• Dataset content

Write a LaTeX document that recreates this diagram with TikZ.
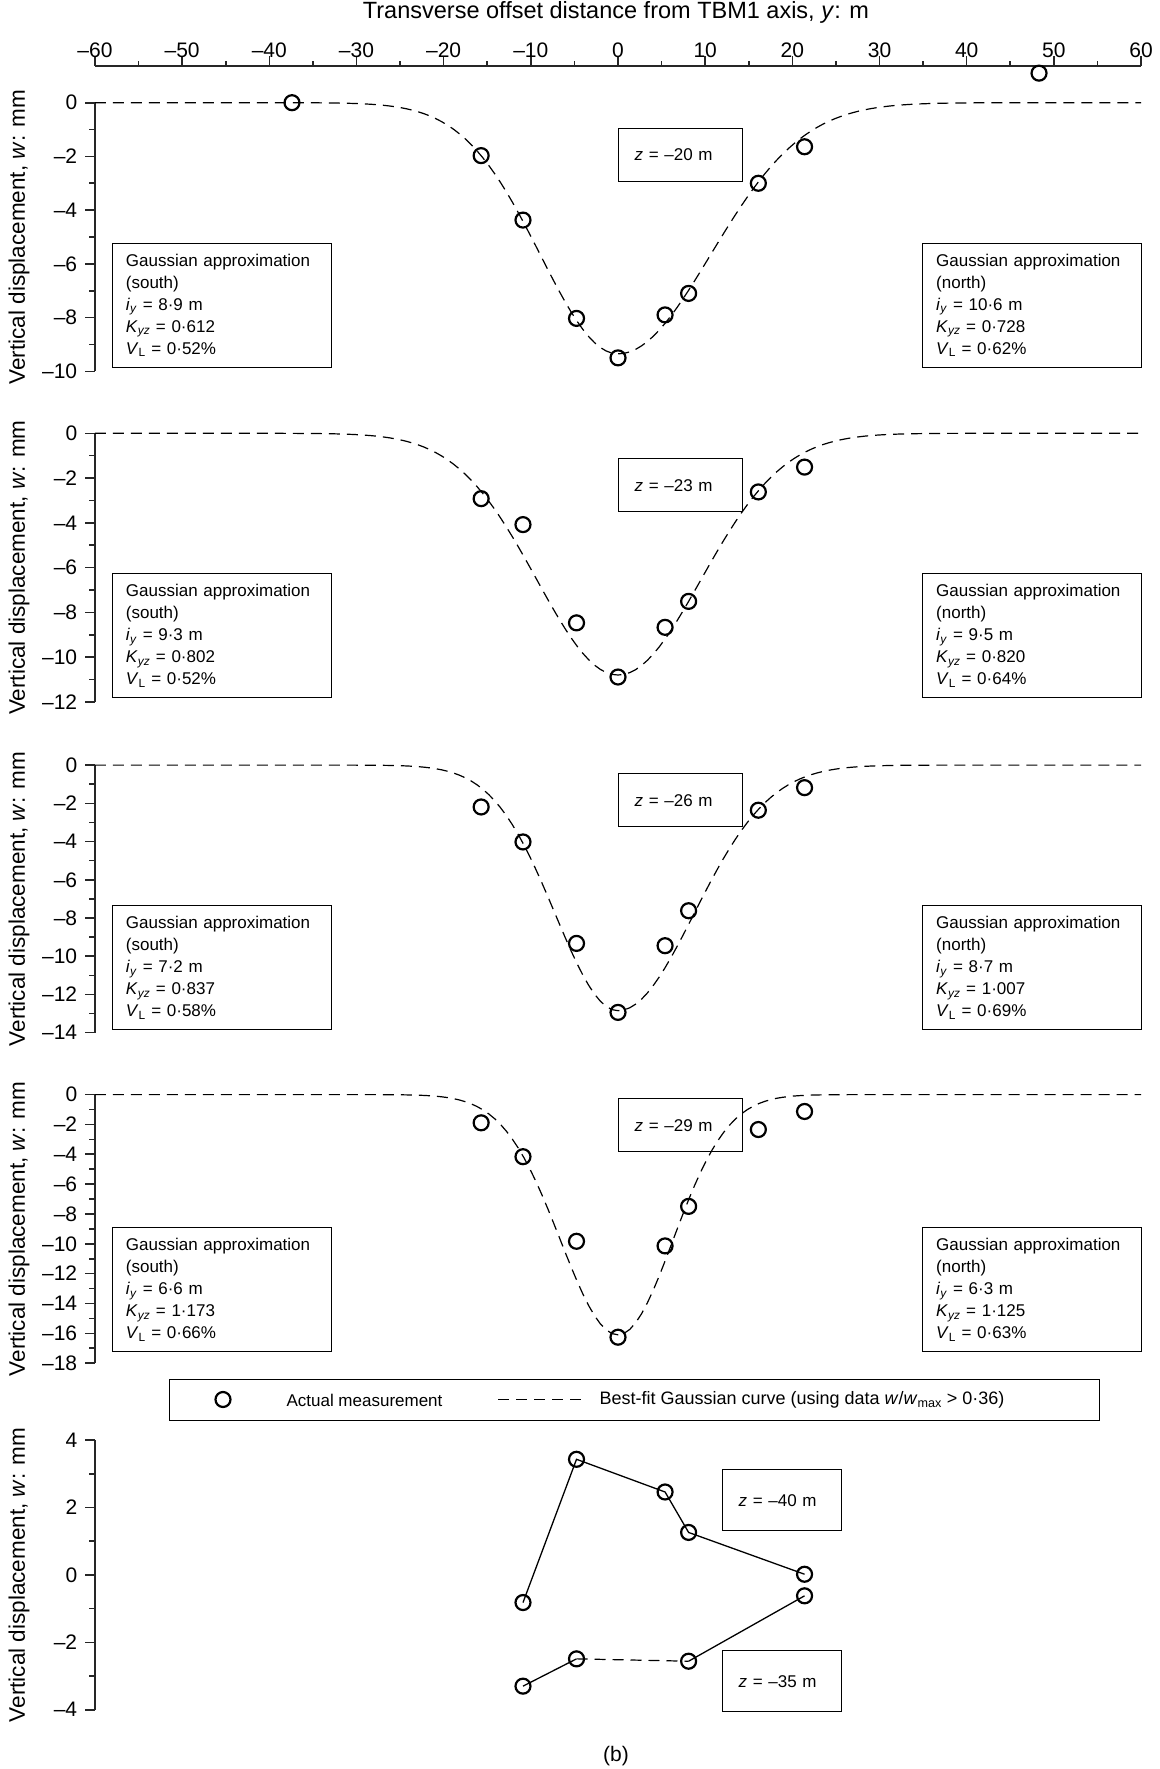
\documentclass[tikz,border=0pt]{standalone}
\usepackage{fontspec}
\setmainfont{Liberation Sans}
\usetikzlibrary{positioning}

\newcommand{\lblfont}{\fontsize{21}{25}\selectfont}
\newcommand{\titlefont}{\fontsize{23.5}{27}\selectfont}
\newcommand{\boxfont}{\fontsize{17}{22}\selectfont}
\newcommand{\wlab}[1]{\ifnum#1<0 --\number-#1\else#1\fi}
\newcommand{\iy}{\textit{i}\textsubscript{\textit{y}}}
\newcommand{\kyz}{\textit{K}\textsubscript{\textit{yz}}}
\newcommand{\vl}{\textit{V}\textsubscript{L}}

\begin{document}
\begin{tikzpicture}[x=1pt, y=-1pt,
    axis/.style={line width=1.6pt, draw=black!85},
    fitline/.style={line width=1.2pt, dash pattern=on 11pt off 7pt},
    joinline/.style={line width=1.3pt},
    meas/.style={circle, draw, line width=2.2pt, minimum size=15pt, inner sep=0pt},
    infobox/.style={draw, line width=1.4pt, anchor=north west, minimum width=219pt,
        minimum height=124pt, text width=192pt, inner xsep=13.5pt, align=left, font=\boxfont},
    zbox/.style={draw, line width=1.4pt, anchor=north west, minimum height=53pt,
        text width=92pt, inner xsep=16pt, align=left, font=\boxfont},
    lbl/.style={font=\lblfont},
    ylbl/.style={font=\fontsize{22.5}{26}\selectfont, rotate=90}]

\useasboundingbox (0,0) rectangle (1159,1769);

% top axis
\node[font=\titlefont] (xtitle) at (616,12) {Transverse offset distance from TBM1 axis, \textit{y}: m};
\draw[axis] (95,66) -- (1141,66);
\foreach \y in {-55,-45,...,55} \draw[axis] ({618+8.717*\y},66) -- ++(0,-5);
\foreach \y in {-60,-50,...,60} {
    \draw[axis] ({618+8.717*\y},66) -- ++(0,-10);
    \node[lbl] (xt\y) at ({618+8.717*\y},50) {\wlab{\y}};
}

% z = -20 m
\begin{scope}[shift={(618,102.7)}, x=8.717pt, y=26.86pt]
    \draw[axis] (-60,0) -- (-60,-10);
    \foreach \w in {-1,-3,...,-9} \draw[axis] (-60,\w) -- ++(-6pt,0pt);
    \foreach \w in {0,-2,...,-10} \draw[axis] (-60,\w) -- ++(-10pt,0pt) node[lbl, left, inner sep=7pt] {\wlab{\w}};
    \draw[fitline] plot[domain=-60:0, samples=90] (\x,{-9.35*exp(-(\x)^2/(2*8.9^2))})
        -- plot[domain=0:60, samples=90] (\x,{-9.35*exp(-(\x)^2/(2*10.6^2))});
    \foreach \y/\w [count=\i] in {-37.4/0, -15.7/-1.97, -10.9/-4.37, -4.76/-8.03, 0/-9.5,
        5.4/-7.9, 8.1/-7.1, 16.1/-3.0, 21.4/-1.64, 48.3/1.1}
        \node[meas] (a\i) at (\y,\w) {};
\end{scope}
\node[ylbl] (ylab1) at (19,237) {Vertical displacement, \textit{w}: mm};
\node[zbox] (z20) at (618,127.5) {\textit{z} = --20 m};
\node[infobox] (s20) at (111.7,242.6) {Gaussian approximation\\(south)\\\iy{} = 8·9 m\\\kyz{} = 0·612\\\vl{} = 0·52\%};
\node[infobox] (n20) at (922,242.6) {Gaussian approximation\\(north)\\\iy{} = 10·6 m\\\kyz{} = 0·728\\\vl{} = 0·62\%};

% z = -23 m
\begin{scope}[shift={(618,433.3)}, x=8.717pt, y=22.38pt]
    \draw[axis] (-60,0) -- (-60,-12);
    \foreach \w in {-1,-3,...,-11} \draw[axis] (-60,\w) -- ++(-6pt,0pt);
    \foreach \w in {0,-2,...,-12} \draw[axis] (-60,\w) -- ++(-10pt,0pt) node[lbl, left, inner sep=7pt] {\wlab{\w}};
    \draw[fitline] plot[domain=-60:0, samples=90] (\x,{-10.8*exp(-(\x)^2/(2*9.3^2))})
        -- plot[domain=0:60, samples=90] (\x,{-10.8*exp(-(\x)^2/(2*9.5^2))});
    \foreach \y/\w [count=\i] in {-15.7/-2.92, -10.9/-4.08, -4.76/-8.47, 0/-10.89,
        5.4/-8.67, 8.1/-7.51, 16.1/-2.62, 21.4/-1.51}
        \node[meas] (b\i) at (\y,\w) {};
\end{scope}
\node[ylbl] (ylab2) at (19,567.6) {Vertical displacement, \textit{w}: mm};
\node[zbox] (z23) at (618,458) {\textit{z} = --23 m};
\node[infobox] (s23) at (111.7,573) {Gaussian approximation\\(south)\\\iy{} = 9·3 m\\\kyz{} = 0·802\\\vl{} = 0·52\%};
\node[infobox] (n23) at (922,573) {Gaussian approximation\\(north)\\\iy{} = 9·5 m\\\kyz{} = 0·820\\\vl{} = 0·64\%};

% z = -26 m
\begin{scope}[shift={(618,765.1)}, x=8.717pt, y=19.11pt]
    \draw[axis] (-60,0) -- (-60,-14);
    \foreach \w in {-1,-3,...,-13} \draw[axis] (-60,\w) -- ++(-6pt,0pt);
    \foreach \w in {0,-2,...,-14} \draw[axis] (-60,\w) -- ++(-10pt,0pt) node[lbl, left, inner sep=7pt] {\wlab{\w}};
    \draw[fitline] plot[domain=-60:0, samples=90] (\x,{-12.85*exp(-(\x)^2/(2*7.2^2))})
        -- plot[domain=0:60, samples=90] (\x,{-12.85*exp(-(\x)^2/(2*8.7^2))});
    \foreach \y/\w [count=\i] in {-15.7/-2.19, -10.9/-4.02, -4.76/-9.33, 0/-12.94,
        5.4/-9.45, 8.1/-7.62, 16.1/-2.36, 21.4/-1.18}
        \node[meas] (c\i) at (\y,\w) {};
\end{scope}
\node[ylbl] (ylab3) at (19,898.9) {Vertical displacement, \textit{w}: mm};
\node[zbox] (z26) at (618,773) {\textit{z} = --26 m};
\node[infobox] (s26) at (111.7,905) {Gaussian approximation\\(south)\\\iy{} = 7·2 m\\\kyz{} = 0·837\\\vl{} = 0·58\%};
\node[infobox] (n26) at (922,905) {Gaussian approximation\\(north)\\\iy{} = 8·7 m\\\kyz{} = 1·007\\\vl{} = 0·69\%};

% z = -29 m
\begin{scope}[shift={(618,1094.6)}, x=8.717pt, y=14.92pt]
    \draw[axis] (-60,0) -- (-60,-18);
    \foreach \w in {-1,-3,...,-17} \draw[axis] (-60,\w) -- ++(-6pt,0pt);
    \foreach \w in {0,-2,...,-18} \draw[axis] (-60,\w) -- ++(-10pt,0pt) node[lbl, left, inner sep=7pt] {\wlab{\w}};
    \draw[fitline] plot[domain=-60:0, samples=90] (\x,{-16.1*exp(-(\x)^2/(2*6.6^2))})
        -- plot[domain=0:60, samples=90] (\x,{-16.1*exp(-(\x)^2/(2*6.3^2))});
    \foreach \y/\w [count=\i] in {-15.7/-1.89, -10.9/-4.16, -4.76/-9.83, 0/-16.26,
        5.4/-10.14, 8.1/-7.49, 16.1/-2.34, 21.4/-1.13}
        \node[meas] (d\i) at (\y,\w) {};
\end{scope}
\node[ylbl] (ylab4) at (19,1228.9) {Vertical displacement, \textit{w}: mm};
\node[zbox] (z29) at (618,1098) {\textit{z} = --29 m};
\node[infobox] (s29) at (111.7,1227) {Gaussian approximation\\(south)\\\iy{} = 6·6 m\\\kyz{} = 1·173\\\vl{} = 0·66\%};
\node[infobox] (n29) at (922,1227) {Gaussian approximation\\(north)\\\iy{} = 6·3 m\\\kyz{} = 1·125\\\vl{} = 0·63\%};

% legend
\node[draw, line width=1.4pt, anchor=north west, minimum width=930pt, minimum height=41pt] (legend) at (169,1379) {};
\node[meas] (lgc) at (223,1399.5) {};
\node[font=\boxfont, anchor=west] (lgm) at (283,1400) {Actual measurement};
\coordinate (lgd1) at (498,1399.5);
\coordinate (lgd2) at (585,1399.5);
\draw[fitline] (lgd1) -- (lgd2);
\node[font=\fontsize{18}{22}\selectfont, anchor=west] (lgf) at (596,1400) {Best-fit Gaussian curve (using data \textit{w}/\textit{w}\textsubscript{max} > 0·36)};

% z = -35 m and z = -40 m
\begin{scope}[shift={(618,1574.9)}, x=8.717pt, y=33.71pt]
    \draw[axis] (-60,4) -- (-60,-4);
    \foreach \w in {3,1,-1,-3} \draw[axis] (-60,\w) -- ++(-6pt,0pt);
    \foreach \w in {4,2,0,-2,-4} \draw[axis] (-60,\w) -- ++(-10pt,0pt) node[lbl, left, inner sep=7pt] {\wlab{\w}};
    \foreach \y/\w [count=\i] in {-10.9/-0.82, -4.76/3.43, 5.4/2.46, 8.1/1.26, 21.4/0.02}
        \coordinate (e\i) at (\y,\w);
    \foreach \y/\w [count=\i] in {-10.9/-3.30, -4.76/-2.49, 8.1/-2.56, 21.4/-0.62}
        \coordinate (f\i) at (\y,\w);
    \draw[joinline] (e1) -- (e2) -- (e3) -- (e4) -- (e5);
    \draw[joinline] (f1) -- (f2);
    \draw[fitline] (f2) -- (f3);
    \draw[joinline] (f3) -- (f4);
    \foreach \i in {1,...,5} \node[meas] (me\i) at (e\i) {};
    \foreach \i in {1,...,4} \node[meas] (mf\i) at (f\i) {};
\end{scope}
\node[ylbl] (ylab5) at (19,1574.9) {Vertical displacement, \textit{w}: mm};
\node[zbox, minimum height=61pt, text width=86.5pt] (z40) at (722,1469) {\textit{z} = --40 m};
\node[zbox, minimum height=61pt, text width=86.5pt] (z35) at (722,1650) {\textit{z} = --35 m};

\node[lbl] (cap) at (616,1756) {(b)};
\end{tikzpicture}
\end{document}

• Written instruction
Write down every line from the opening of the listing to the line with "(0,0) rectangle (1159,1769);", both included, and nothing else; the pictures are omitted.

• Written response
Write a LaTeX document that recreates this diagram with TikZ.
\documentclass[tikz,border=0pt]{standalone}
\usepackage{fontspec}
\setmainfont{Liberation Sans}
\usetikzlibrary{positioning}

\newcommand{\lblfont}{\fontsize{21}{25}\selectfont}
\newcommand{\titlefont}{\fontsize{23.5}{27}\selectfont}
\newcommand{\boxfont}{\fontsize{17}{22}\selectfont}
\newcommand{\wlab}[1]{\ifnum#1<0 --\number-#1\else#1\fi}
\newcommand{\iy}{\textit{i}\textsubscript{\textit{y}}}
\newcommand{\kyz}{\textit{K}\textsubscript{\textit{yz}}}
\newcommand{\vl}{\textit{V}\textsubscript{L}}

\begin{document}
\begin{tikzpicture}[x=1pt, y=-1pt,
    axis/.style={line width=1.6pt, draw=black!85},
    fitline/.style={line width=1.2pt, dash pattern=on 11pt off 7pt},
    joinline/.style={line width=1.3pt},
    meas/.style={circle, draw, line width=2.2pt, minimum size=15pt, inner sep=0pt},
    infobox/.style={draw, line width=1.4pt, anchor=north west, minimum width=219pt,
        minimum height=124pt, text width=192pt, inner xsep=13.5pt, align=left, font=\boxfont},
    zbox/.style={draw, line width=1.4pt, anchor=north west, minimum height=53pt,
        text width=92pt, inner xsep=16pt, align=left, font=\boxfont},
    lbl/.style={font=\lblfont},
    ylbl/.style={font=\fontsize{22.5}{26}\selectfont, rotate=90}]

\useasboundingbox (0,0) rectangle (1159,1769);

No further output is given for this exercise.